EXERCISE OBJECTIVE: Your task is to write out the complete listing exactly as it is shown.

———

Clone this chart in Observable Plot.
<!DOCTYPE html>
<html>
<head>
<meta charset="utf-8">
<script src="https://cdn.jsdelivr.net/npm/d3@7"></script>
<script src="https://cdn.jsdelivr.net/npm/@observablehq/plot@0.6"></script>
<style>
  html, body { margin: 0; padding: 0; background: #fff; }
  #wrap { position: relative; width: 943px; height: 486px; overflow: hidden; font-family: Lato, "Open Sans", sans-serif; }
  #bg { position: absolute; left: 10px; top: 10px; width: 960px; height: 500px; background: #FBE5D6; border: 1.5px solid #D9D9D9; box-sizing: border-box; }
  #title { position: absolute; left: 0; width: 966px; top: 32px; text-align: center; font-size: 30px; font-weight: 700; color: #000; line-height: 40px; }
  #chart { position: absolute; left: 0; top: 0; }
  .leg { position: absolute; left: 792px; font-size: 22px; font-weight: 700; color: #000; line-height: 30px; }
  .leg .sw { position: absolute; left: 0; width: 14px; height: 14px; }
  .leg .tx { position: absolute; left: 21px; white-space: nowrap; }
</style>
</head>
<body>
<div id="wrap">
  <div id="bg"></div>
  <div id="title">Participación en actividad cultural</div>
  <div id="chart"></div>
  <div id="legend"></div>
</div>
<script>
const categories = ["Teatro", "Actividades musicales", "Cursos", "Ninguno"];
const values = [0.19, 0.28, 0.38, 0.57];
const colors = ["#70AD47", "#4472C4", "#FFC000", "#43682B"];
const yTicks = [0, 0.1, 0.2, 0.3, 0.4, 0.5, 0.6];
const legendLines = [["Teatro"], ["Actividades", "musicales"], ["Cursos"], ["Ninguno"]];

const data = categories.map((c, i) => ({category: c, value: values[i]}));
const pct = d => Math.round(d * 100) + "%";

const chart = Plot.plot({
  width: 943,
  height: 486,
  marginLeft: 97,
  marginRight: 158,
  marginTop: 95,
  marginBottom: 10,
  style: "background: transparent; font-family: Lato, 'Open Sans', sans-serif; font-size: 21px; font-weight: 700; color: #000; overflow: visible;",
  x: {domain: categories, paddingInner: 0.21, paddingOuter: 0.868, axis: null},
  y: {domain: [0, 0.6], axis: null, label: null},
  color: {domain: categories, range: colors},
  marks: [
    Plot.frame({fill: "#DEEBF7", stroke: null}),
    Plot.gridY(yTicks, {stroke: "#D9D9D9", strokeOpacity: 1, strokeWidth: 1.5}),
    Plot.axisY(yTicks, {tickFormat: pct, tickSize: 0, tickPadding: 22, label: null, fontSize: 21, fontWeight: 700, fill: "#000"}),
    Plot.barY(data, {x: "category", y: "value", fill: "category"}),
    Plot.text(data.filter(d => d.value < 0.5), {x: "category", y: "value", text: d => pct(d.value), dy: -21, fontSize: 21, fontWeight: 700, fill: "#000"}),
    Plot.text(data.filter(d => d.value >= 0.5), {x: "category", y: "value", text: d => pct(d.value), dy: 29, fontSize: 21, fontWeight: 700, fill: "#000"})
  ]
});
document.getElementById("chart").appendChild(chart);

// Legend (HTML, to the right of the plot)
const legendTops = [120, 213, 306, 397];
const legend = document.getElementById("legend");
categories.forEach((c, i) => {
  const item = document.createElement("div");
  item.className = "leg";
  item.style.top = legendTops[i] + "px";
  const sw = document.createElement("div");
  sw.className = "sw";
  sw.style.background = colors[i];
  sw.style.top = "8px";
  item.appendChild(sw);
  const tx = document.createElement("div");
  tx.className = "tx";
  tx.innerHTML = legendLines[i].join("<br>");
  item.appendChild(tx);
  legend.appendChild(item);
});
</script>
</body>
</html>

———

OUTPUT FOR THIS EXERCISE:
Clone this chart in Observable Plot.
<!DOCTYPE html>
<html>
<head>
<meta charset="utf-8">
<script src="https://cdn.jsdelivr.net/npm/d3@7"></script>
<script src="https://cdn.jsdelivr.net/npm/@observablehq/plot@0.6"></script>
<style>
  html, body { margin: 0; padding: 0; background: #fff; }
  #wrap { position: relative; width: 943px; height: 486px; overflow: hidden; font-family: Lato, "Open Sans", sans-serif; }
  #bg { position: absolute; left: 10px; top: 10px; width: 960px; height: 500px; background: #FBE5D6; border: 1.5px solid #D9D9D9; box-sizing: border-box; }
  #title { position: absolute; left: 0; width: 966px; top: 32px; text-align: center; font-size: 30px; font-weight: 700; color: #000; line-height: 40px; }
  #chart { position: absolute; left: 0; top: 0; }
  .leg { position: absolute; left: 792px; font-size: 22px; font-weight: 700; color: #000; line-height: 30px; }
  .leg .sw { position: absolute; left: 0; width: 14px; height: 14px; }
  .leg .tx { position: absolute; left: 21px; white-space: nowrap; }
</style>
</head>
<body>
<div id="wrap">
  <div id="bg"></div>
  <div id="title">Participación en actividad cultural</div>
  <div id="chart"></div>
  <div id="legend"></div>
</div>
<script>
const categories = ["Teatro", "Actividades musicales", "Cursos", "Ninguno"];
const values = [0.19, 0.28, 0.38, 0.57];
const colors = ["#70AD47", "#4472C4", "#FFC000", "#43682B"];
const yTicks = [0, 0.1, 0.2, 0.3, 0.4, 0.5, 0.6];
const legendLines = [["Teatro"], ["Actividades", "musicales"], ["Cursos"], ["Ninguno"]];

const data = categories.map((c, i) => ({category: c, value: values[i]}));
const pct = d => Math.round(d * 100) + "%";

const chart = Plot.plot({
  width: 943,
  height: 486,
  marginLeft: 97,
  marginRight: 158,
  marginTop: 95,
  marginBottom: 10,
  style: "background: transparent; font-family: Lato, 'Open Sans', sans-serif; font-size: 21px; font-weight: 700; color: #000; overflow: visible;",
  x: {domain: categories, paddingInner: 0.21, paddingOuter: 0.868, axis: null},
  y: {domain: [0, 0.6], axis: null, label: null},
  color: {domain: categories, range: colors},
  marks: [
    Plot.frame({fill: "#DEEBF7", stroke: null}),
    Plot.gridY(yTicks, {stroke: "#D9D9D9", strokeOpacity: 1, strokeWidth: 1.5}),
    Plot.axisY(yTicks, {tickFormat: pct, tickSize: 0, tickPadding: 22, label: null, fontSize: 21, fontWeight: 700, fill: "#000"}),
    Plot.barY(data, {x: "category", y: "value", fill: "category"}),
    Plot.text(data.filter(d => d.value < 0.5), {x: "category", y: "value", text: d => pct(d.value), dy: -21, fontSize: 21, fontWeight: 700, fill: "#000"}),
    Plot.text(data.filter(d => d.value >= 0.5), {x: "category", y: "value", text: d => pct(d.value), dy: 29, fontSize: 21, fontWeight: 700, fill: "#000"})
  ]
});
document.getElementById("chart").appendChild(chart);

// Legend (HTML, to the right of the plot)
const legendTops = [120, 213, 306, 397];
const legend = document.getElementById("legend");
categories.forEach((c, i) => {
  const item = document.createElement("div");
  item.className = "leg";
  item.style.top = legendTops[i] + "px";
  const sw = document.createElement("div");
  sw.className = "sw";
  sw.style.background = colors[i];
  sw.style.top = "8px";
  item.appendChild(sw);
  const tx = document.createElement("div");
  tx.className = "tx";
  tx.innerHTML = legendLines[i].join("<br>");
  item.appendChild(tx);
  legend.appendChild(item);
});
</script>
</body>
</html>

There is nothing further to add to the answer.